My mistress was, as I have said, a kind and tender-hearted woman; and in the simplicity of her soul she commenced, when I first went to live with her, to treat me as she supposed one human being ought to treat another. In entering upon the duties of a slaveholder, she did not seem to perceive that I sustained to her the relation of a mere chattel, and that for her to treat me as a human being was not only wrong, but dangerously so. Slavery proved as injurious to her as it did to me. When I went there, she was a pious, warm, and tender-hearted woman. There was no sorrow or suffering for which she had not a tear. She had bread for the hungry, clothes for the naked, and comfort for every mourner that came within her reach. Slavery soon proved its ability to divest her of these heavenly qualities. Under its influence, the tender heart became stone, and the lamblike disposition gave way to one of tiger-like fierceness. The first step in her downward course was in her ceasing to instruct me. She now commenced to practise her husband’s precepts. She finally became even more violent in her opposition than her husband himself. She was not satisfied with simply doing as well as he had commanded; she seemed anxious to do better. Nothing seemed to make her more angry than to see me with a newspaper. She seemed to think that here lay the danger. I have had her rush at me with a face made all up of fury, and snatch from me a newspaper, in a manner that fully revealed her apprehension. She was an apt woman; and a little experience soon demonstrated, to her satisfaction, that education and slavery were incompatible with each other.
From this
time I was most narrowly watched. If I was in a separate room any considerable length of time, I was sure to be suspected of having a book, and was at once called to give an account of myself. All this, however, was too late. The first step had been taken. Mistress, in teaching me the alphabet, had given me the inch, and no precaution could prevent me from taking the ell.

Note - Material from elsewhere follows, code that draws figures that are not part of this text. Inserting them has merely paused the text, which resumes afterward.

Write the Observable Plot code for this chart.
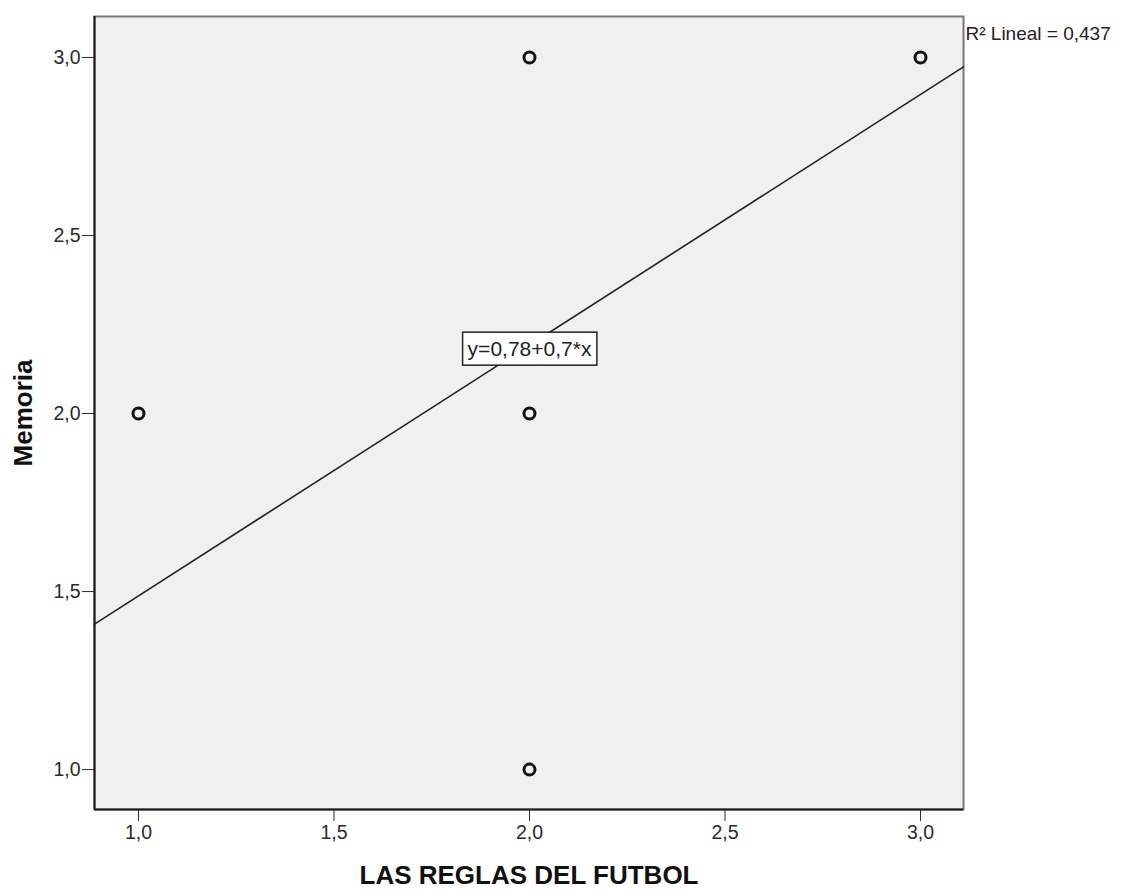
<!DOCTYPE html>
<html>
<head>
<meta charset="utf-8">
<script src="https://cdn.jsdelivr.net/npm/d3@7"></script>
<script src="https://cdn.jsdelivr.net/npm/@observablehq/plot@0.6"></script>
<style>
  html, body { margin: 0; padding: 0; background: #ffffff; }
  #chart { width: 1121px; height: 890px; }
</style>
</head>
<body>
<div id="chart"></div>
<script>
// ---- data ----
const xValues = [1, 2, 2, 2, 3];          // LAS REGLAS DEL FUTBOL
const yValues = [2, 3, 2, 1, 3];          // Memoria
const xTicks = [1, 1.5, 2, 2.5, 3];
const yTicks = [1, 1.5, 2, 2.5, 3];
const xDomain = [0.8875, 3.11];
const yDomain = [0.888, 3.115];
const fitIntercept = 0.784;
const fitSlope = 0.704;
const equationLabel = "y=0,78+0,7*x";
const equationAtX = 2.0;
const equationAtY = 2.18;
const r2Label = "R\u00B2 Lineal = 0,437";
const xTitle = "LAS REGLAS DEL FUTBOL";
const yTitle = "Memoria";

const points = xValues.map((x, i) => ({x, y: yValues[i]}));
const fitLine = xDomain.map(x => ({x, y: fitIntercept + fitSlope * x}));
const fmt = d => d.toFixed(1).replace(".", ",");

const font = "'Liberation Sans', Arial, Helvetica, sans-serif";

const chart = Plot.plot({
  width: 1121,
  height: 890,
  marginLeft: 94,
  marginRight: 158,
  marginTop: 16,
  marginBottom: 81,
  style: {fontFamily: font, fontSize: "19.5px", color: "#2a2a2a", background: "#ffffff", overflow: "visible"},
  x: {domain: xDomain, ticks: xTicks, tickFormat: fmt, tickSize: 12, tickPadding: 4, label: null},
  y: {domain: yDomain, ticks: yTicks, tickFormat: fmt, tickSize: 12, tickPadding: 2, label: null},
  marks: [
    Plot.frame({fill: "#f0f0f0", stroke: "#777", strokeWidth: 2}),
    Plot.ruleX([xDomain[0]], {stroke: "#1a1a1a", strokeWidth: 2}),
    Plot.ruleY([yDomain[0]], {stroke: "#1a1a1a", strokeWidth: 2}),
    Plot.line(fitLine, {x: "x", y: "y", stroke: "#222", strokeWidth: 1.6}),
    Plot.dot(points, {x: "x", y: "y", r: 5.5, stroke: "#111", strokeWidth: 3, fill: "none"}),
    Plot.text([equationLabel], {x: () => equationAtX, y: () => equationAtY, text: d => d,
      fontSize: 21, fill: "#222", textAnchor: "middle", lineAnchor: "middle"}),
    Plot.text([r2Label], {frameAnchor: "top-right", text: d => d, textAnchor: "start",
      lineAnchor: "middle", dx: 2, dy: 17, fontSize: 19, fill: "#222"}),
    Plot.text([xTitle], {frameAnchor: "bottom", text: d => d, textAnchor: "middle",
      lineAnchor: "bottom", dy: 74, fontSize: 26, fontWeight: "bold", fill: "#111"}),
    Plot.text([yTitle], {frameAnchor: "left", text: d => d, textAnchor: "middle",
      lineAnchor: "middle", rotate: -90, dx: -71, fontSize: 26, fontWeight: "bold", fill: "#111"})
  ]
});

document.getElementById("chart").appendChild(chart);

// white box behind the equation label
const svg = chart.tagName.toLowerCase() === "svg" ? chart : chart.querySelector("svg");
svg.querySelectorAll("text").forEach(t => {
  if (t.textContent === equationLabel) {
    const bb = t.getBBox();
    const padX = 5, padY = 7;
    const ns = "http://www.w3.org/2000/svg";
    const rect = document.createElementNS(ns, "rect");
    rect.setAttribute("x", bb.x - padX);
    rect.setAttribute("y", bb.y - padY + 2);
    rect.setAttribute("width", bb.width + 2 * padX);
    rect.setAttribute("height", bb.height + 2 * padY - 4);
    rect.setAttribute("fill", "#ffffff");
    rect.setAttribute("stroke", "#222");
    rect.setAttribute("stroke-width", "1.5");
    const tr = t.getAttribute("transform");
    if (tr) rect.setAttribute("transform", tr);
    t.parentNode.insertBefore(rect, t);
  }
});
</script>
</body>
</html>
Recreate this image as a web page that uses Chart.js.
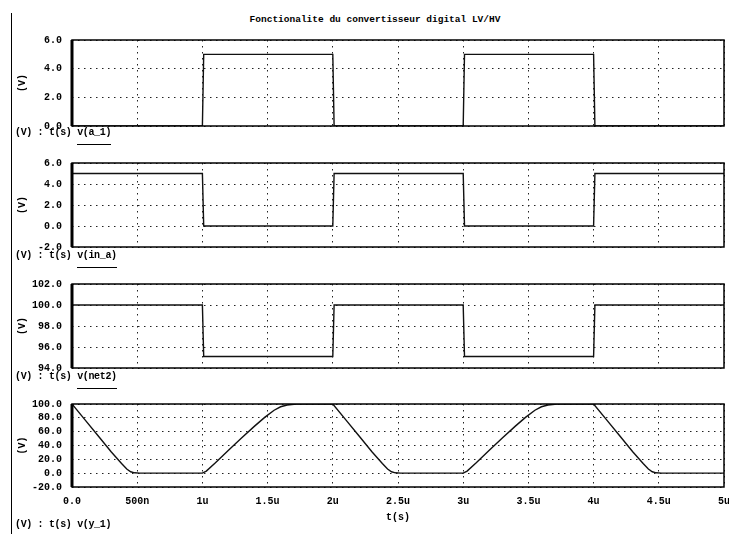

The plan which I adopted, and the one by which I was most successful, was that of making friends of all the little white boys whom I met in the street. As many of these as I could, I converted into teachers. With their kindly aid, obtained at different times and in different places, I finally succeeded in learning to read. When I was sent of errands, I always took my book with me, and by going one part of my errand quickly, I found time to get a lesson before my return. I used also to carry bread with me, enough of which was always in the house, and to which I was always welcome; for I was much better off in this regard than many of the poor white children in our neighborhood. This bread I used to bestow upon the hungry little urchins, who, in return, would give me that more valuable bread of knowledge. I am strongly tempted to give the names of two or three of those little boys, as a testimonial of the gratitude and affection I bear them; but prudence forbids;—not that it would injure me, but it might embarrass them; for it is almost an unpardonable offence to teach slaves to read in this Christian country. It is enough to say of the dear little fellows, that they lived on Philpot Street, very near Durgin and Bailey’s shipyard. I used to talk this matter of slavery over with them. I would sometimes say to them, I wished I could be as free as they would be when they got to be men. “You will be free as soon as you are twenty-one, but I am a slave for life! Have not I as good a right to be free as you have?” These words used to trouble them; they would express for me the liveliest sympathy, and console me with the hope that something would occur by which I might be free.